Responding to yesterday’s “Turn out the lights” post, Doug Fisher of Common Sense Journalism commented thus:
Most interesting from the Strib editor's memo, of course, is this:
“This will also require more individual responsibility: Reporters cannot turn in stories without running a basic spell check. Editors should have reporters read over every story they have edited. Photographers must turn in accurate cutlines that adhere to AP style. More staffers will need to be flexible about the work they do, meaning some reporters might serve a shift as a copy editor or line editor in any given week.”
I hope they sell tickets. Promises to be great entertainment.

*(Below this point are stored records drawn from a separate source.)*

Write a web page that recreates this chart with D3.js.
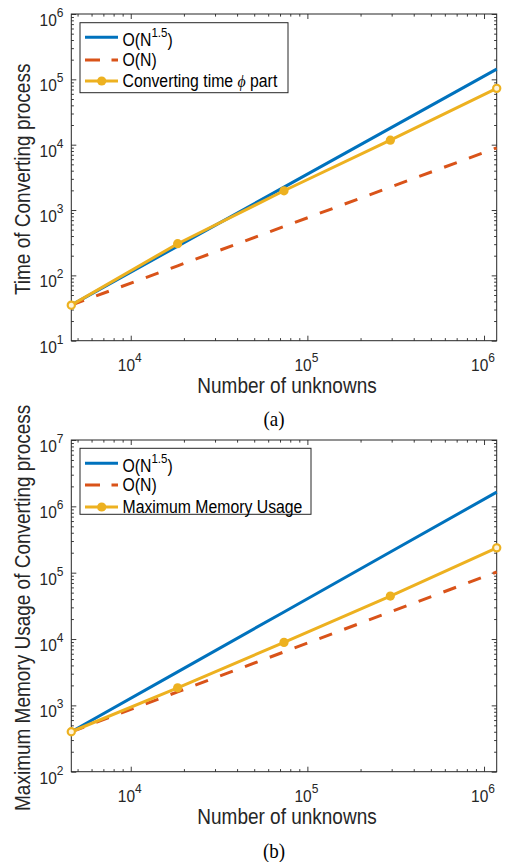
<!DOCTYPE html>
<html>
<head>
<meta charset="utf-8">
<script src="https://cdn.jsdelivr.net/npm/d3@7"></script>
<style>
  body { margin: 0; background: #fff; }
  svg { display: block; }
</style>
</head>
<body>
<svg id="fig" width="505" height="862"></svg>
<script>
// Problem sizes (number of unknowns), shared by both panels
const unknowns = [4608, 18432, 73728, 294912, 1179648];

// Panel (a): time of the converting process
const convTime = [35, 305, 1970, 11700, 72800];
const convRefN15 = [35, 280, 2240, 17920, 143360];
const convRefN = [35, 140, 560, 2240, 8960];

// Panel (b): maximum memory usage of the converting process
const memUsage = [400, 1835, 8900, 44400, 236700];
const memRefN15 = [400, 3200, 25600, 204800, 1638400];
const memRefN = [400, 1600, 6400, 25600, 102400];

// Axis limits
const xLimits = [4608, 1179648];
const yLimitsA = [1e1, 1e6];
const yLimitsB = [1e2, 1e7];

const C = { blue: "#0072BD", orange: "#D95319", yellow: "#EDB120", axis: "#262626" };
const SANS = "'Liberation Sans', Arial, Helvetica, sans-serif";
const SERIF = "'Liberation Serif', 'Times New Roman', serif";
const STRETCH = 1.12; // glyphs are drawn slightly taller than wide

const svg = d3.select("#fig");

const plotLeft = 71.3, plotRight = 496.7;

// text placed at (x, y) with a slight vertical stretch
function addText(parent, x, y, size, opts = {}) {
  const rot = opts.rotate ? " rotate(-90)" : "";
  return parent.append("text")
    .attr("transform", `translate(${x},${y})${rot} scale(1,${STRETCH})`)
    .attr("text-anchor", opts.anchor || "start")
    .attr("font-family", opts.family || SANS)
    .attr("font-size", size)
    .attr("fill", opts.fill || C.axis);
}

function drawPanel(cfg) {
  const x = d3.scaleLog().domain(xLimits).range([plotLeft, plotRight]);
  const y = d3.scaleLog().domain(cfg.yLimits).range([cfg.bottom, cfg.top]);
  const g = svg.append("g");

  const isPow10 = v => Math.abs(Math.log10(v) - Math.round(Math.log10(v))) < 1e-9;
  const xt = x.ticks(), yt = y.ticks();
  const xMajor = xt.filter(isPow10), xMinor = xt.filter(v => !isPow10(v));
  const yMajor = yt.filter(isPow10), yMinor = yt.filter(v => !isPow10(v));

  // Inward tick marks on all four sides
  const tickSets = [
    [d3.axisBottom, cfg.bottom, xMajor, xMinor, "x"],
    [d3.axisTop, cfg.top, xMajor, xMinor, "x"],
    [d3.axisLeft, plotLeft, yMajor, yMinor, "y"],
    [d3.axisRight, plotRight, yMajor, yMinor, "y"]
  ];
  tickSets.forEach(([axisFn, pos, major, minor, dir]) => {
    [[major, 5], [minor, 2.6]].forEach(([vals, len]) => {
      const a = axisFn(dir === "x" ? x : y)
        .tickValues(vals).tickSize(-len).tickSizeOuter(0).tickFormat("");
      const ag = g.append("g")
        .attr("transform", dir === "x" ? `translate(0,${pos})` : `translate(${pos},0)`)
        .call(a);
      ag.select(".domain").remove();
      ag.selectAll("line").attr("stroke", C.axis).attr("stroke-width", 0.9);
    });
  });

  // Axes box
  g.append("rect")
    .attr("x", plotLeft).attr("y", cfg.top)
    .attr("width", plotRight - plotLeft).attr("height", cfg.bottom - cfg.top)
    .attr("fill", "none").attr("stroke", C.axis).attr("stroke-width", 1);

  // Tick labels 10^k
  const powLabel = t => v => {
    t.append("tspan").text("10");
    t.append("tspan").attr("dy", -8).attr("font-size", 12).text(Math.round(Math.log10(v)));
  };
  xMajor.forEach(v => powLabel(addText(g, x(v) - 1, cfg.bottom + 30, 15.5, { anchor: "middle" }))(v));
  yMajor.forEach(v => powLabel(addText(g, 63.5, y(v) + 12, 15.5, { anchor: "end" }))(v));

  // Axis titles
  addText(g, (plotLeft + plotRight) / 2 + 3, cfg.bottom + 52.5, 19, { anchor: "middle" })
    .text("Number of unknowns");
  addText(g, 30, (cfg.top + cfg.bottom) / 2 + 2, 19, { anchor: "middle", rotate: true })
    .text(cfg.ylabel);

  // Series
  const line = d3.line().x(d => x(d[0])).y(d => y(d[1]));
  const zip = vals => unknowns.map((n, i) => [n, vals[i]]);

  g.append("path").datum(zip(cfg.refN15)).attr("d", line)
    .attr("fill", "none").attr("stroke", C.blue).attr("stroke-width", 3);
  g.append("path").datum(zip(cfg.refN)).attr("d", line)
    .attr("fill", "none").attr("stroke", C.orange).attr("stroke-width", 3)
    .attr("stroke-dasharray", "13.5,13");
  g.append("path").datum(zip(cfg.measured)).attr("d", line)
    .attr("fill", "none").attr("stroke", C.yellow).attr("stroke-width", 3);
  const pts = zip(cfg.measured);
  const isEnd = i => i === 0 || i === pts.length - 1;
  g.selectAll("circle.pt").data(pts).enter().append("circle")
    .attr("class", "pt")
    .attr("cx", d => x(d[0])).attr("cy", d => y(d[1]))
    .attr("r", (d, i) => isEnd(i) ? 3.6 : 4.6)
    .attr("fill", (d, i) => isEnd(i) ? "#fdf4dc" : C.yellow)
    .attr("stroke", C.yellow)
    .attr("stroke-width", (d, i) => isEnd(i) ? 2.2 : 0);

  // Legend
  const L = cfg.legend;
  g.append("rect")
    .attr("x", 80).attr("y", L.top).attr("width", L.width).attr("height", L.height)
    .attr("fill", "#fff").attr("stroke", C.axis).attr("stroke-width", 1);
  const rows = [
    { color: C.blue, dash: null, marker: false },
    { color: C.orange, dash: "15,11.5", marker: false },
    { color: C.yellow, dash: null, marker: true }
  ];
  rows.forEach((r, i) => {
    const ly = L.rows[i];
    g.append("line")
      .attr("x1", 85).attr("x2", 118).attr("y1", ly).attr("y2", ly)
      .attr("stroke", r.color).attr("stroke-width", 3)
      .attr("stroke-dasharray", r.dash);
    if (r.marker) {
      g.append("circle").attr("cx", 101.7).attr("cy", ly).attr("r", 4.6).attr("fill", r.color);
    }
  });
  const lt = (i, dy) => addText(g, 122.5, L.rows[i] + dy, 15.8, { fill: "#000" });
  const t1 = lt(0, 8.5);
  t1.append("tspan").text("O(N");
  t1.append("tspan").attr("dy", -8).attr("font-size", 11.5).text("1.5");
  t1.append("tspan").attr("dy", 8).text(")");
  lt(1, 6).text("O(N)");
  cfg.legendLabel(lt(2, 6));

  // Caption
  addText(svg, 274, cfg.captionY, 19, { anchor: "middle", family: SERIF, fill: "#000" })
    .text(cfg.caption);
}

drawPanel({
  top: 14, bottom: 340.7, yLimits: yLimitsA,
  ylabel: "Time of Converting process",
  measured: convTime, refN15: convRefN15, refN: convRefN,
  legend: { top: 22.7, height: 70, width: 208, rows: [37.3, 60, 81] },
  legendLabel: t => {
    t.append("tspan").text("Converting time ");
    t.append("tspan").attr("font-family", SERIF).attr("font-style", "italic").text("\u03D5");
    t.append("tspan").text(" part");
  },
  caption: "(a)", captionY: 426
});

drawPanel({
  top: 440, bottom: 771.7, yLimits: yLimitsB,
  ylabel: "Maximum Memory Usage of Converting process",
  measured: memUsage, refN15: memRefN15, refN: memRefN,
  legend: { top: 448.3, height: 66, width: 231, rows: [463.3, 485, 507] },
  legendLabel: t => t.text("Maximum Memory Usage"),
  caption: "(b)", captionY: 858
});
</script>
</body>
</html>
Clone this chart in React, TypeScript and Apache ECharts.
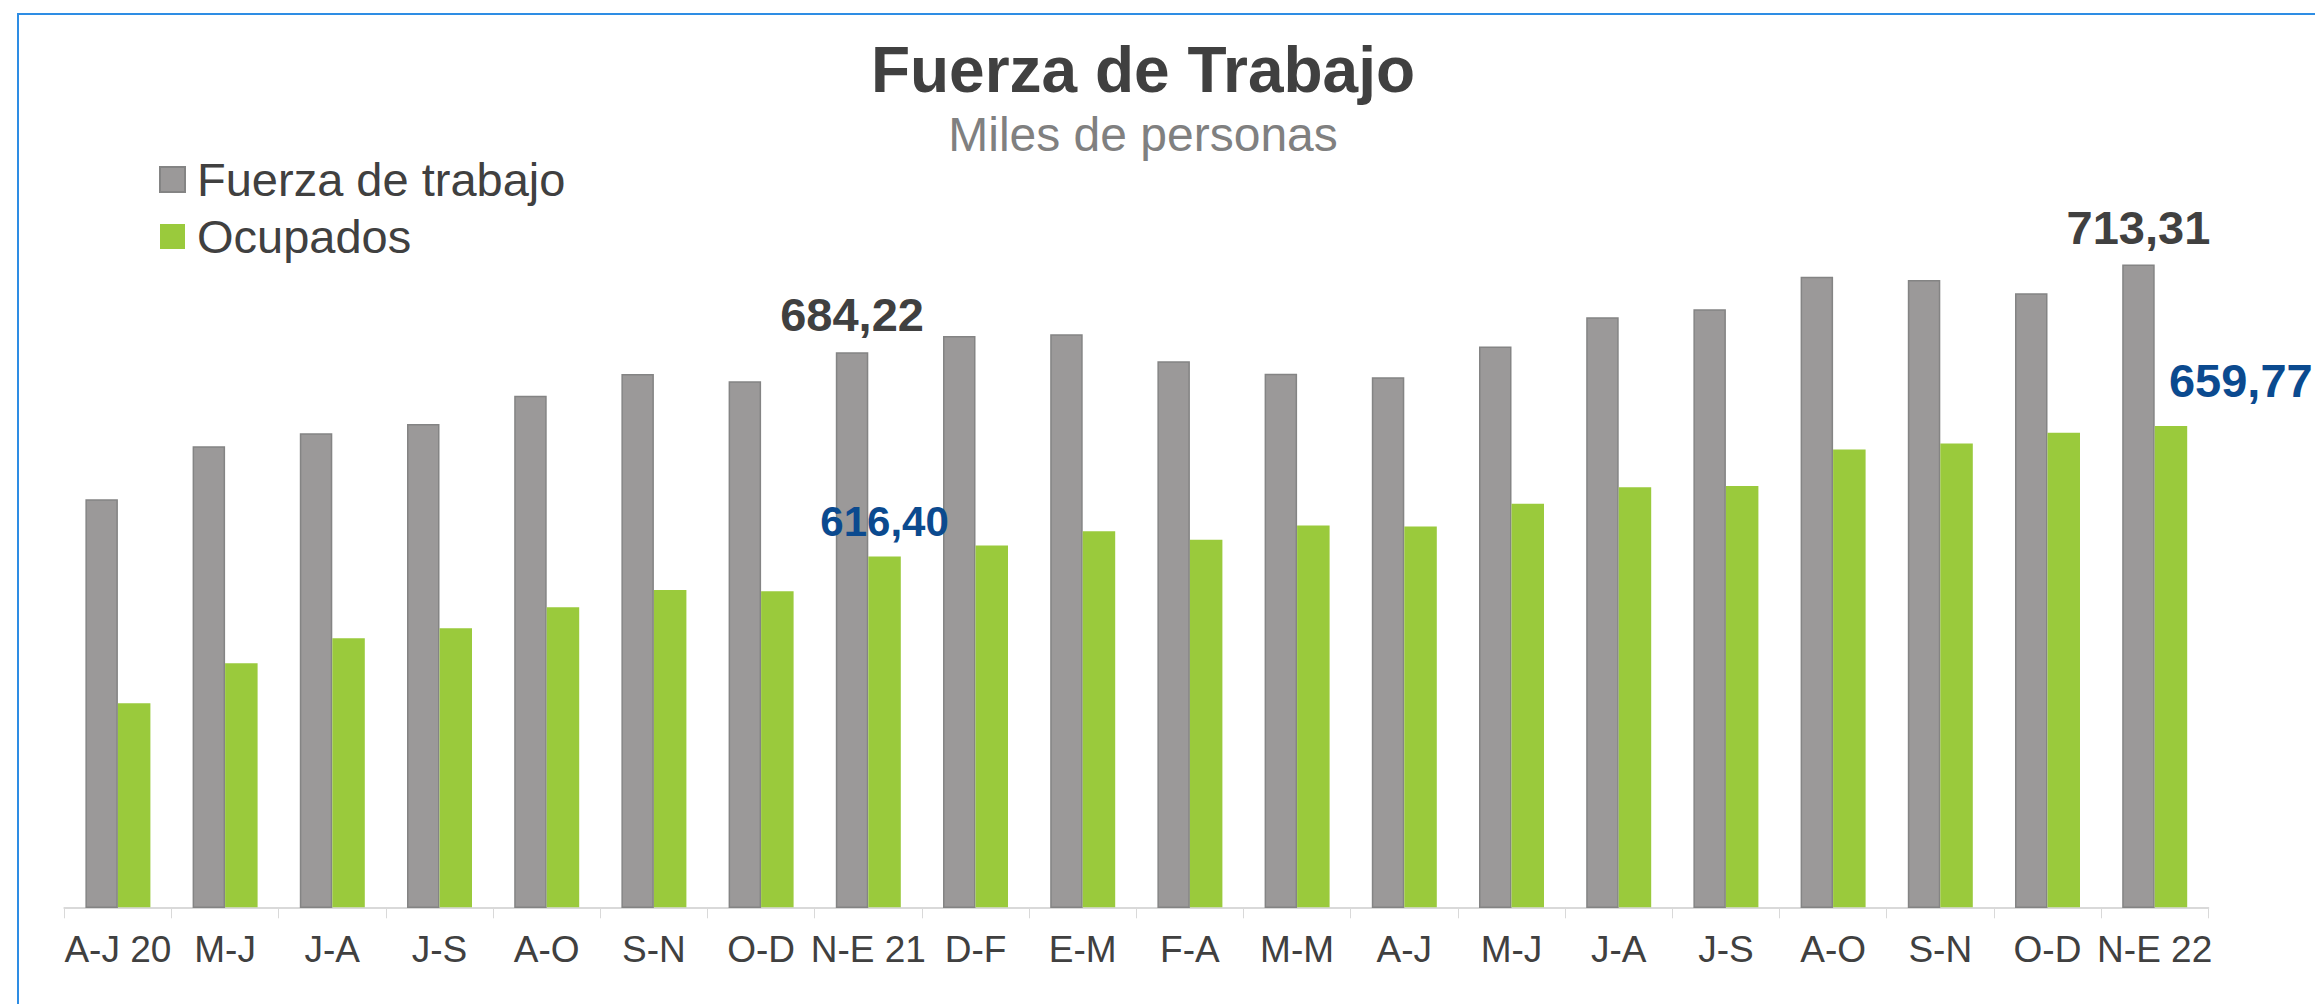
import React, { useEffect, useRef } from "react";
import * as echarts from "echarts";

const FONT = '"Liberation Sans", Arial, sans-serif';

const categories = [
  "A-J 20", "M-J", "J-A", "J-S", "A-O", "S-N", "O-D", "N-E 21", "D-F", "E-M",
  "F-A", "M-M", "A-J", "M-J", "J-A", "J-S", "A-O", "S-N", "O-D", "N-E 22",
];

const fuerzaTrabajo = [
  635.4, 653.0, 657.3, 660.4, 669.8, 677.0, 674.6, 684.22, 689.6, 690.2,
  681.2, 677.1, 675.9, 686.1, 695.8, 698.5, 709.3, 708.2, 703.8, 713.31,
];

const ocupados = [
  567.7, 581.0, 589.3, 592.6, 599.6, 605.3, 604.9, 616.4, 620.1, 624.8,
  622.0, 626.7, 626.4, 633.9, 639.4, 639.8, 651.9, 653.9, 657.5, 659.77,
];

const labeledFuerza = [7, 19];
const labeledOcupados = [7, 19];

export default function App() {
  const ref = useRef<HTMLDivElement>(null);

  useEffect(() => {
    const chart = echarts.init(ref.current!, null, { renderer: "svg" });
    const fmt = (p: any) => Number(p.value).toFixed(2).replace(".", ",");

    const grayLabel = {
      show: true,
      position: "top",
      distance: 14,
      fontSize: 47,
      lineHeight: 47,
      fontWeight: "bold",
      fontFamily: FONT,
      color: "#404040",
      formatter: fmt,
    };
    const blueLabelMid = {
      show: true,
      position: "top",
      distance: 14,
      fontSize: 42,
      lineHeight: 42,
      fontWeight: "bold",
      fontFamily: FONT,
      color: "#0b4a8f",
      formatter: fmt,
    };
    const blueLabelEnd = {
      show: true,
      position: "top",
      distance: 22,
      fontSize: 47,
      lineHeight: 47,
      fontWeight: "bold",
      fontFamily: FONT,
      color: "#0b4a8f",
      align: "left",
      offset: [-2, 0],
      formatter: fmt,
    };

    chart.setOption({
      animation: false,
      backgroundColor: "#ffffff",
      textStyle: { fontFamily: FONT },
      graphic: [
        {
          type: "rect",
          silent: true,
          z: -10,
          shape: { x: 18, y: 14, width: 2400, height: 1100 },
          style: { fill: "none", stroke: "#2e8de4", lineWidth: 2 },
        },
        {
          type: "text",
          x: 1143,
          y: 70,
          style: {
            text: "Fuerza de Trabajo",
            fontSize: 64,
            fontWeight: "bold",
            fontFamily: FONT,
            fill: "#404040",
            align: "center",
            verticalAlign: "middle",
          },
        },
        {
          type: "text",
          x: 1143,
          y: 134.5,
          style: {
            text: "Miles de personas",
            fontSize: 48,
            fontFamily: FONT,
            fill: "#808080",
            align: "center",
            verticalAlign: "middle",
          },
        },
      ],
      legend: {
        orient: "vertical",
        left: 159,
        top: 156,
        padding: 0,
        itemWidth: 25,
        itemHeight: 25,
        itemGap: 10,
        icon: "rect",
        textStyle: {
          fontSize: 47,
          lineHeight: 47,
          color: "#404040",
          fontFamily: FONT,
          padding: [0, 0, 0, 7],
        },
        data: ["Fuerza de trabajo", "Ocupados"],
      },
      grid: {
        left: 64.3,
        right: 106.7,
        top: 154,
        bottom: 96.7,
        containLabel: false,
        outerBoundsMode: "none",
      },
      xAxis: {
        type: "category",
        data: categories,
        axisLine: { show: true, lineStyle: { color: "#d9d9d9", width: 2 } },
        axisTick: { show: true, length: 11, lineStyle: { color: "#d9d9d9", width: 1 } },
        axisLabel: {
          interval: 0,
          fontSize: 37,
          color: "#404040",
          fontFamily: FONT,
          margin: 24,
        },
      },
      yAxis: {
        type: "value",
        min: 500,
        max: 750,
        show: false,
        splitLine: { show: false },
      },
      series: [
        {
          name: "Fuerza de trabajo",
          type: "bar",
          barWidth: 32.5,
          barGap: "0%",
          itemStyle: { color: "#9b9999", borderColor: "#848484", borderWidth: 1.5 },
          data: fuerzaTrabajo.map((v, i) =>
            labeledFuerza.includes(i) ? { value: v, label: grayLabel } : v
          ),
        },
        {
          name: "Ocupados",
          type: "bar",
          barWidth: 32.5,
          barGap: "0%",
          itemStyle: { color: "#9aca3c" },
          data: ocupados.map((v, i) =>
            labeledOcupados.includes(i)
              ? { value: v, label: i === labeledOcupados[0] ? blueLabelMid : blueLabelEnd }
              : v
          ),
        },
      ],
    });

    return () => chart.dispose();
  }, []);

  return (
    <div
      ref={ref}
      style={{
        position: "fixed",
        left: 0,
        top: 0,
        width: 2315,
        height: 1004,
        background: "#ffffff",
      }}
    />
  );
}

The civilians among you may find this difficult to credit, but there are indeed professional journalists at major newspapers who do not routinely spell-check their own work before submitting it for publication. They are under time pressure, poor dears, and besides, they have been accustomed to the idea that some anonymous drudge on the copy desk will clean up after them. (Incidentally, any number of assigning editors don’t bother to run a spell-check either.)
It’s not just spell-checking — though that would tend to catch when they spell proper names inconsistently — but a host of other matters usually left to the copy desk: Fact-checking. Establishing conventional grammar and syntax. Locating the focus, if any, in the article. Cutting padding and irrelevant material. Restraining ill-advised self-indulgence.
It doesn’t matter. The people at the higher levels making these decisions to eliminate copy editors don’t understand what copy editors do. They think they can just tell reporters to pick up the slack. It is as if a teenager whose entire wardrobe lies in heaps on the floor, who has never carried a dirty plate or glass from the living room to the kitchen without prodding, and who leaves the bathroom in a shape not fit to be described here, will instantaneously — at a mere word — make everything shipshape and Bristol fashion.
Thus Mr. Fisher’s well-founded expectation of amusement to come.
I do feel a pang for the people at working level, the supervisors whose task is to carry out imbecilic directives. They must feel as General von Paulus did on his promotion to field marshal.
(Hitler’s thinking, with the Sixth Army collapsing under the Soviet counterattack at Stalingrad, was that no German field marshal had ever surrendered. Von Paulus surrendered the day after his promotion. Examples of wishful thinking are not limited to the Nazi high command. )
The new era arrives and will not be denied. So. Let the corrections column expand. Let the crash blossoms flower. Let even more readers seek their information elsewhere.